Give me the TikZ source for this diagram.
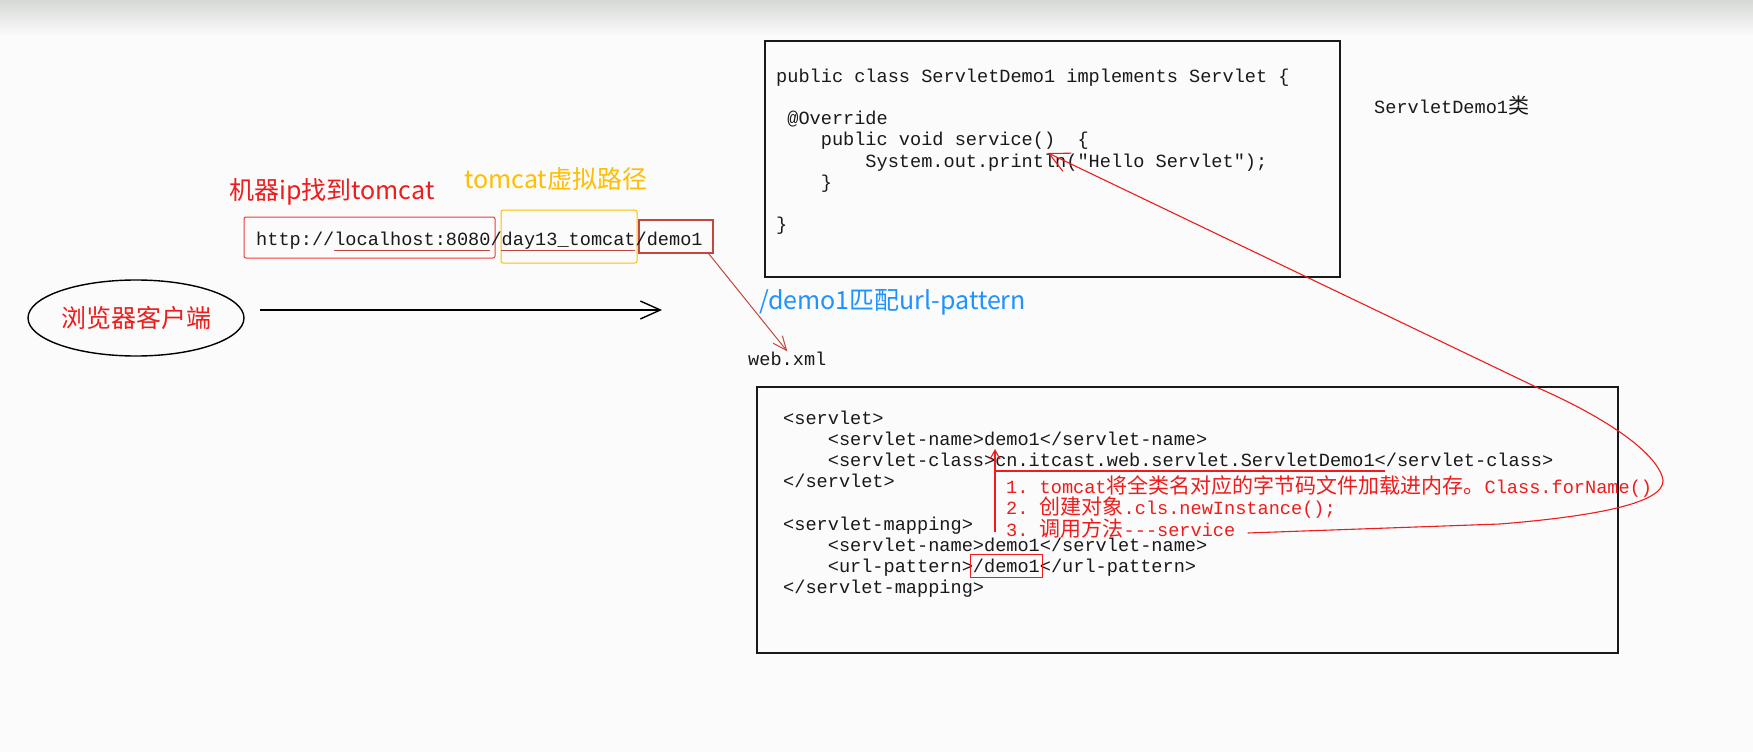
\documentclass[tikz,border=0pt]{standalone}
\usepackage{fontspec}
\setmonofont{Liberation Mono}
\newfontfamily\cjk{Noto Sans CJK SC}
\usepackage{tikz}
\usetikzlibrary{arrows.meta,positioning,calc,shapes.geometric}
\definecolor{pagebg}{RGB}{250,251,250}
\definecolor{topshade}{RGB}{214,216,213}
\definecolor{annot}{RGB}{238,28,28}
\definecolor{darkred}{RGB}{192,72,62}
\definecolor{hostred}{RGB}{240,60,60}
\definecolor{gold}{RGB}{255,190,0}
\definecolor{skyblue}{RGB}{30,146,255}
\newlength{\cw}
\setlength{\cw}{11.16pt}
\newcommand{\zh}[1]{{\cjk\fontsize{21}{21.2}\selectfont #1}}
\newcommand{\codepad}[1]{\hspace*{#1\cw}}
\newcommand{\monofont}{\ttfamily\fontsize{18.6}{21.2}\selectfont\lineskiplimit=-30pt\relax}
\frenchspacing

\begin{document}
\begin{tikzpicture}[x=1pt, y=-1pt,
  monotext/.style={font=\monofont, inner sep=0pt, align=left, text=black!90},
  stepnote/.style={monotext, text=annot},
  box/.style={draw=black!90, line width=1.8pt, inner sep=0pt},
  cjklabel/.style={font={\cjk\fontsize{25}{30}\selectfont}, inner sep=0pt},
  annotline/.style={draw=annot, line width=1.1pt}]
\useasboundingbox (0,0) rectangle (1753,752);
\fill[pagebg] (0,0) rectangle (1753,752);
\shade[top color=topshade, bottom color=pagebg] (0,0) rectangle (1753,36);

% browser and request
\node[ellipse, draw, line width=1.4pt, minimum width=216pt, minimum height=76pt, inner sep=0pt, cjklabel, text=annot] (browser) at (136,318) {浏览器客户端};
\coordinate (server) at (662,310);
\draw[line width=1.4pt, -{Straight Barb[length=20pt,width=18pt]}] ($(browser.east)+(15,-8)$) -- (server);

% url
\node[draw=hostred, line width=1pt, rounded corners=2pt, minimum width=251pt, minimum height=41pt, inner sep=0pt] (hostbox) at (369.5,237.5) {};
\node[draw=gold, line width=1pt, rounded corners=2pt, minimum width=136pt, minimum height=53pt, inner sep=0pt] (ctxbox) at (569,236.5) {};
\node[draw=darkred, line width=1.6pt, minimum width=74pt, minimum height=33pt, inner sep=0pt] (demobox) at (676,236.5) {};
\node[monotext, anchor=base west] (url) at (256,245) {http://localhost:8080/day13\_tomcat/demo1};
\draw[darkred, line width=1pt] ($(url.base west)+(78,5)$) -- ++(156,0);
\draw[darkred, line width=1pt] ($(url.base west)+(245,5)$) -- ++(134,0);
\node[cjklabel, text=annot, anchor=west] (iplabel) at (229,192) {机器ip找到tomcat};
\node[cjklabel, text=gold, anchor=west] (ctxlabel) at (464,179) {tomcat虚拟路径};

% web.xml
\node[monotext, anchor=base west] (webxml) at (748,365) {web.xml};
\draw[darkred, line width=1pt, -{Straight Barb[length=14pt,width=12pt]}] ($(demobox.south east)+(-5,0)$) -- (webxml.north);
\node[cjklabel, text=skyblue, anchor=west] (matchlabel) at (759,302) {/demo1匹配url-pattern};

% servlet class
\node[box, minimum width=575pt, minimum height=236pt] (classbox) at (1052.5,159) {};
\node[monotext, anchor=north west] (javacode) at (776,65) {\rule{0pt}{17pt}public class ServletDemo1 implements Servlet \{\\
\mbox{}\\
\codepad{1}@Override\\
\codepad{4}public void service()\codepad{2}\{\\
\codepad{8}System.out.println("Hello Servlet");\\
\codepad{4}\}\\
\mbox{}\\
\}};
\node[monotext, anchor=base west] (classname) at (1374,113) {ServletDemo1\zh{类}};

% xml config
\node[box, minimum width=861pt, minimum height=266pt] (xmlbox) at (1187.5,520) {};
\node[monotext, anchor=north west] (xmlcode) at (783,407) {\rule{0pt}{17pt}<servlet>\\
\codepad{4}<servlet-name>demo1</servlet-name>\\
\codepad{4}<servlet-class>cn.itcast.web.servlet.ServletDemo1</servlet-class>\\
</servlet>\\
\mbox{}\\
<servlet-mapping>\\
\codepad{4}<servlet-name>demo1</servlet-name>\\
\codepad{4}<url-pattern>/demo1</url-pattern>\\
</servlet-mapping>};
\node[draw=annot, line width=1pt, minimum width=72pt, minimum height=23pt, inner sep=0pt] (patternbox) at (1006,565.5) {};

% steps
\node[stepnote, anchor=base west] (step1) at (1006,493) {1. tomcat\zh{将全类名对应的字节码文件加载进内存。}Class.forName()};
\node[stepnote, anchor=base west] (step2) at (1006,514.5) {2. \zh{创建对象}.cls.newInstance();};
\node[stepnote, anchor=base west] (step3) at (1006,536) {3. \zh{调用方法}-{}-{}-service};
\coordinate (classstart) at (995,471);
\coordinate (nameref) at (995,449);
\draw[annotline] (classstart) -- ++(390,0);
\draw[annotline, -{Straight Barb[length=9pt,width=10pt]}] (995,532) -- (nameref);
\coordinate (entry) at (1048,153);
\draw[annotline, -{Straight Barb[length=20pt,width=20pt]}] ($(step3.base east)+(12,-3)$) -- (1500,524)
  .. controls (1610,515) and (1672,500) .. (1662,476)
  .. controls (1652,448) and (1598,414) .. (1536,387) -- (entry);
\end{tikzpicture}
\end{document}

--------------------------------------------------

Reproduce every line precisely as given, omitting all pictures.

**EXERCISE SOLUTION**.
Give me the TikZ source for this diagram.
\documentclass[tikz,border=0pt]{standalone}
\usepackage{fontspec}
\setmonofont{Liberation Mono}
\newfontfamily\cjk{Noto Sans CJK SC}
\usepackage{tikz}
\usetikzlibrary{arrows.meta,positioning,calc,shapes.geometric}
\definecolor{pagebg}{RGB}{250,251,250}
\definecolor{topshade}{RGB}{214,216,213}
\definecolor{annot}{RGB}{238,28,28}
\definecolor{darkred}{RGB}{192,72,62}
\definecolor{hostred}{RGB}{240,60,60}
\definecolor{gold}{RGB}{255,190,0}
\definecolor{skyblue}{RGB}{30,146,255}
\newlength{\cw}
\setlength{\cw}{11.16pt}
\newcommand{\zh}[1]{{\cjk\fontsize{21}{21.2}\selectfont #1}}
\newcommand{\codepad}[1]{\hspace*{#1\cw}}
\newcommand{\monofont}{\ttfamily\fontsize{18.6}{21.2}\selectfont\lineskiplimit=-30pt\relax}
\frenchspacing

\begin{document}
\begin{tikzpicture}[x=1pt, y=-1pt,
  monotext/.style={font=\monofont, inner sep=0pt, align=left, text=black!90},
  stepnote/.style={monotext, text=annot},
  box/.style={draw=black!90, line width=1.8pt, inner sep=0pt},
  cjklabel/.style={font={\cjk\fontsize{25}{30}\selectfont}, inner sep=0pt},
  annotline/.style={draw=annot, line width=1.1pt}]
\useasboundingbox (0,0) rectangle (1753,752);
\fill[pagebg] (0,0) rectangle (1753,752);
\shade[top color=topshade, bottom color=pagebg] (0,0) rectangle (1753,36);

% browser and request
\node[ellipse, draw, line width=1.4pt, minimum width=216pt, minimum height=76pt, inner sep=0pt, cjklabel, text=annot] (browser) at (136,318) {浏览器客户端};
\coordinate (server) at (662,310);
\draw[line width=1.4pt, -{Straight Barb[length=20pt,width=18pt]}] ($(browser.east)+(15,-8)$) -- (server);

% url
\node[draw=hostred, line width=1pt, rounded corners=2pt, minimum width=251pt, minimum height=41pt, inner sep=0pt] (hostbox) at (369.5,237.5) {};
\node[draw=gold, line width=1pt, rounded corners=2pt, minimum width=136pt, minimum height=53pt, inner sep=0pt] (ctxbox) at (569,236.5) {};
\node[draw=darkred, line width=1.6pt, minimum width=74pt, minimum height=33pt, inner sep=0pt] (demobox) at (676,236.5) {};
\node[monotext, anchor=base west] (url) at (256,245) {http://localhost:8080/day13\_tomcat/demo1};
\draw[darkred, line width=1pt] ($(url.base west)+(78,5)$) -- ++(156,0);
\draw[darkred, line width=1pt] ($(url.base west)+(245,5)$) -- ++(134,0);
\node[cjklabel, text=annot, anchor=west] (iplabel) at (229,192) {机器ip找到tomcat};
\node[cjklabel, text=gold, anchor=west] (ctxlabel) at (464,179) {tomcat虚拟路径};

% web.xml
\node[monotext, anchor=base west] (webxml) at (748,365) {web.xml};
\draw[darkred, line width=1pt, -{Straight Barb[length=14pt,width=12pt]}] ($(demobox.south east)+(-5,0)$) -- (webxml.north);
\node[cjklabel, text=skyblue, anchor=west] (matchlabel) at (759,302) {/demo1匹配url-pattern};

% servlet class
\node[box, minimum width=575pt, minimum height=236pt] (classbox) at (1052.5,159) {};
\node[monotext, anchor=north west] (javacode) at (776,65) {\rule{0pt}{17pt}public class ServletDemo1 implements Servlet \{\\
\mbox{}\\
\codepad{1}@Override\\
\codepad{4}public void service()\codepad{2}\{\\
\codepad{8}System.out.println("Hello Servlet");\\
\codepad{4}\}\\
\mbox{}\\
\}};
\node[monotext, anchor=base west] (classname) at (1374,113) {ServletDemo1\zh{类}};

% xml config
\node[box, minimum width=861pt, minimum height=266pt] (xmlbox) at (1187.5,520) {};
\node[monotext, anchor=north west] (xmlcode) at (783,407) {\rule{0pt}{17pt}<servlet>\\
\codepad{4}<servlet-name>demo1</servlet-name>\\
\codepad{4}<servlet-class>cn.itcast.web.servlet.ServletDemo1</servlet-class>\\
</servlet>\\
\mbox{}\\
<servlet-mapping>\\
\codepad{4}<servlet-name>demo1</servlet-name>\\
\codepad{4}<url-pattern>/demo1</url-pattern>\\
</servlet-mapping>};
\node[draw=annot, line width=1pt, minimum width=72pt, minimum height=23pt, inner sep=0pt] (patternbox) at (1006,565.5) {};

% steps
\node[stepnote, anchor=base west] (step1) at (1006,493) {1. tomcat\zh{将全类名对应的字节码文件加载进内存。}Class.forName()};
\node[stepnote, anchor=base west] (step2) at (1006,514.5) {2. \zh{创建对象}.cls.newInstance();};
\node[stepnote, anchor=base west] (step3) at (1006,536) {3. \zh{调用方法}-{}-{}-service};
\coordinate (classstart) at (995,471);
\coordinate (nameref) at (995,449);
\draw[annotline] (classstart) -- ++(390,0);
\draw[annotline, -{Straight Barb[length=9pt,width=10pt]}] (995,532) -- (nameref);
\coordinate (entry) at (1048,153);
\draw[annotline, -{Straight Barb[length=20pt,width=20pt]}] ($(step3.base east)+(12,-3)$) -- (1500,524)
  .. controls (1610,515) and (1672,500) .. (1662,476)
  .. controls (1652,448) and (1598,414) .. (1536,387) -- (entry);
\end{tikzpicture}
\end{document}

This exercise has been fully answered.